Task to complete: Output the material beneath this task exactly, images excluded.

Data block:
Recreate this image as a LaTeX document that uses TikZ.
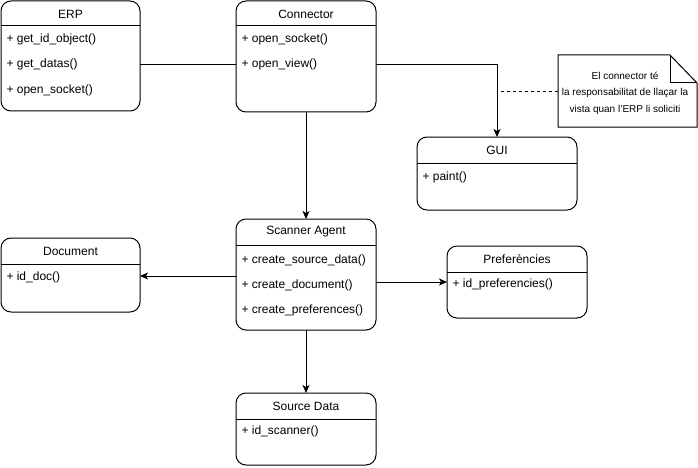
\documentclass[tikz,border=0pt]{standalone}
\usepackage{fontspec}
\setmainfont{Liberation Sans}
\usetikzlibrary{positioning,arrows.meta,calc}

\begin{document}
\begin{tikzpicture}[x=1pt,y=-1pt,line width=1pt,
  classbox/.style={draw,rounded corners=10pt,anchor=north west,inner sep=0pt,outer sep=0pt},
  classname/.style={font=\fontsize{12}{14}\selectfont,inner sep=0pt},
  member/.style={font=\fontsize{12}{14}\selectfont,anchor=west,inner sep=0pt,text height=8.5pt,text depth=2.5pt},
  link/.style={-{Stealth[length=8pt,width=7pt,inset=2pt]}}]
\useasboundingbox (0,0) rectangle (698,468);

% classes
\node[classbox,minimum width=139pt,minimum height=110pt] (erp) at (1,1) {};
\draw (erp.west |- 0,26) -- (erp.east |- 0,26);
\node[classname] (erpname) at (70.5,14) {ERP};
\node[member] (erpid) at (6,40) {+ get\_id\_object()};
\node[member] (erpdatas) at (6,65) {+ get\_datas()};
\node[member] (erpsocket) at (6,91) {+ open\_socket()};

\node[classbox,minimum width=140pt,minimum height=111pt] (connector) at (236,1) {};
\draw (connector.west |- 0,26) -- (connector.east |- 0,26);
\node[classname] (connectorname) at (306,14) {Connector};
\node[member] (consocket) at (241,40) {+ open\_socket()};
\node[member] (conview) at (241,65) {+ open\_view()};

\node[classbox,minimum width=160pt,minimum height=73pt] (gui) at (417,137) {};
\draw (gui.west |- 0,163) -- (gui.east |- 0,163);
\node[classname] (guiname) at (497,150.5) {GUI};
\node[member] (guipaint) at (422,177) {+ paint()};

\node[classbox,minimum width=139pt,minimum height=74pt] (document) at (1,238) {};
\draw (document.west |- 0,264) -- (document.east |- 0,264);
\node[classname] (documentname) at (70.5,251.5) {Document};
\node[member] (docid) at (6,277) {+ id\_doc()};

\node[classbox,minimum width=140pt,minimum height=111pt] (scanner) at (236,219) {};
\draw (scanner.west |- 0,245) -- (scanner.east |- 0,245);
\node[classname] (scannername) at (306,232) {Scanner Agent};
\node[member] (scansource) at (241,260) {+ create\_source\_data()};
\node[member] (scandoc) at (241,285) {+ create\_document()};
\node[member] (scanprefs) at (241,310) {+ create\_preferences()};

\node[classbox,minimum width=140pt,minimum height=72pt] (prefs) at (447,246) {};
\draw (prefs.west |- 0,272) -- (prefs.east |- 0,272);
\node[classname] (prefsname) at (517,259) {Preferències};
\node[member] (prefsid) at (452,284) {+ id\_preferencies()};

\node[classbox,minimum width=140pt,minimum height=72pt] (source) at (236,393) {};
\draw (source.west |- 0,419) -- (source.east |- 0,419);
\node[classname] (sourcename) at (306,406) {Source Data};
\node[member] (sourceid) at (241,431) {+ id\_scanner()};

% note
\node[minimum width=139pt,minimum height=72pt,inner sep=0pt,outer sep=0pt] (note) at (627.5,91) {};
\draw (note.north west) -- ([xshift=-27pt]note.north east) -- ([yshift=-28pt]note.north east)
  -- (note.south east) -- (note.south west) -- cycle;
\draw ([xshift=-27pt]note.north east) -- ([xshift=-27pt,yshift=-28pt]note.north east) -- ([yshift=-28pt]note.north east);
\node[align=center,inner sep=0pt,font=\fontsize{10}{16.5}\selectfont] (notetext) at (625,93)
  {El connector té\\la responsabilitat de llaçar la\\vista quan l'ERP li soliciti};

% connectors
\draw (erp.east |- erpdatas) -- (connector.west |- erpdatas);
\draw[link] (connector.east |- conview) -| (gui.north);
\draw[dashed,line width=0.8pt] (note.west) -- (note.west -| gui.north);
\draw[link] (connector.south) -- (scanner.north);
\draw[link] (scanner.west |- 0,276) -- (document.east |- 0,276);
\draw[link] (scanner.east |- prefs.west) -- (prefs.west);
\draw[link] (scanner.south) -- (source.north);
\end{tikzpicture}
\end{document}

Written answer:
Recreate this image as a LaTeX document that uses TikZ.
\documentclass[tikz,border=0pt]{standalone}
\usepackage{fontspec}
\setmainfont{Liberation Sans}
\usetikzlibrary{positioning,arrows.meta,calc}

\begin{document}
\begin{tikzpicture}[x=1pt,y=-1pt,line width=1pt,
  classbox/.style={draw,rounded corners=10pt,anchor=north west,inner sep=0pt,outer sep=0pt},
  classname/.style={font=\fontsize{12}{14}\selectfont,inner sep=0pt},
  member/.style={font=\fontsize{12}{14}\selectfont,anchor=west,inner sep=0pt,text height=8.5pt,text depth=2.5pt},
  link/.style={-{Stealth[length=8pt,width=7pt,inset=2pt]}}]
\useasboundingbox (0,0) rectangle (698,468);

% classes
\node[classbox,minimum width=139pt,minimum height=110pt] (erp) at (1,1) {};
\draw (erp.west |- 0,26) -- (erp.east |- 0,26);
\node[classname] (erpname) at (70.5,14) {ERP};
\node[member] (erpid) at (6,40) {+ get\_id\_object()};
\node[member] (erpdatas) at (6,65) {+ get\_datas()};
\node[member] (erpsocket) at (6,91) {+ open\_socket()};

\node[classbox,minimum width=140pt,minimum height=111pt] (connector) at (236,1) {};
\draw (connector.west |- 0,26) -- (connector.east |- 0,26);
\node[classname] (connectorname) at (306,14) {Connector};
\node[member] (consocket) at (241,40) {+ open\_socket()};
\node[member] (conview) at (241,65) {+ open\_view()};

\node[classbox,minimum width=160pt,minimum height=73pt] (gui) at (417,137) {};
\draw (gui.west |- 0,163) -- (gui.east |- 0,163);
\node[classname] (guiname) at (497,150.5) {GUI};
\node[member] (guipaint) at (422,177) {+ paint()};

\node[classbox,minimum width=139pt,minimum height=74pt] (document) at (1,238) {};
\draw (document.west |- 0,264) -- (document.east |- 0,264);
\node[classname] (documentname) at (70.5,251.5) {Document};
\node[member] (docid) at (6,277) {+ id\_doc()};

\node[classbox,minimum width=140pt,minimum height=111pt] (scanner) at (236,219) {};
\draw (scanner.west |- 0,245) -- (scanner.east |- 0,245);
\node[classname] (scannername) at (306,232) {Scanner Agent};
\node[member] (scansource) at (241,260) {+ create\_source\_data()};
\node[member] (scandoc) at (241,285) {+ create\_document()};
\node[member] (scanprefs) at (241,310) {+ create\_preferences()};

\node[classbox,minimum width=140pt,minimum height=72pt] (prefs) at (447,246) {};
\draw (prefs.west |- 0,272) -- (prefs.east |- 0,272);
\node[classname] (prefsname) at (517,259) {Preferències};
\node[member] (prefsid) at (452,284) {+ id\_preferencies()};

\node[classbox,minimum width=140pt,minimum height=72pt] (source) at (236,393) {};
\draw (source.west |- 0,419) -- (source.east |- 0,419);
\node[classname] (sourcename) at (306,406) {Source Data};
\node[member] (sourceid) at (241,431) {+ id\_scanner()};

% note
\node[minimum width=139pt,minimum height=72pt,inner sep=0pt,outer sep=0pt] (note) at (627.5,91) {};
\draw (note.north west) -- ([xshift=-27pt]note.north east) -- ([yshift=-28pt]note.north east)
  -- (note.south east) -- (note.south west) -- cycle;
\draw ([xshift=-27pt]note.north east) -- ([xshift=-27pt,yshift=-28pt]note.north east) -- ([yshift=-28pt]note.north east);
\node[align=center,inner sep=0pt,font=\fontsize{10}{16.5}\selectfont] (notetext) at (625,93)
  {El connector té\\la responsabilitat de llaçar la\\vista quan l'ERP li soliciti};

% connectors
\draw (erp.east |- erpdatas) -- (connector.west |- erpdatas);
\draw[link] (connector.east |- conview) -| (gui.north);
\draw[dashed,line width=0.8pt] (note.west) -- (note.west -| gui.north);
\draw[link] (connector.south) -- (scanner.north);
\draw[link] (scanner.west |- 0,276) -- (document.east |- 0,276);
\draw[link] (scanner.east |- prefs.west) -- (prefs.west);
\draw[link] (scanner.south) -- (source.north);
\end{tikzpicture}
\end{document}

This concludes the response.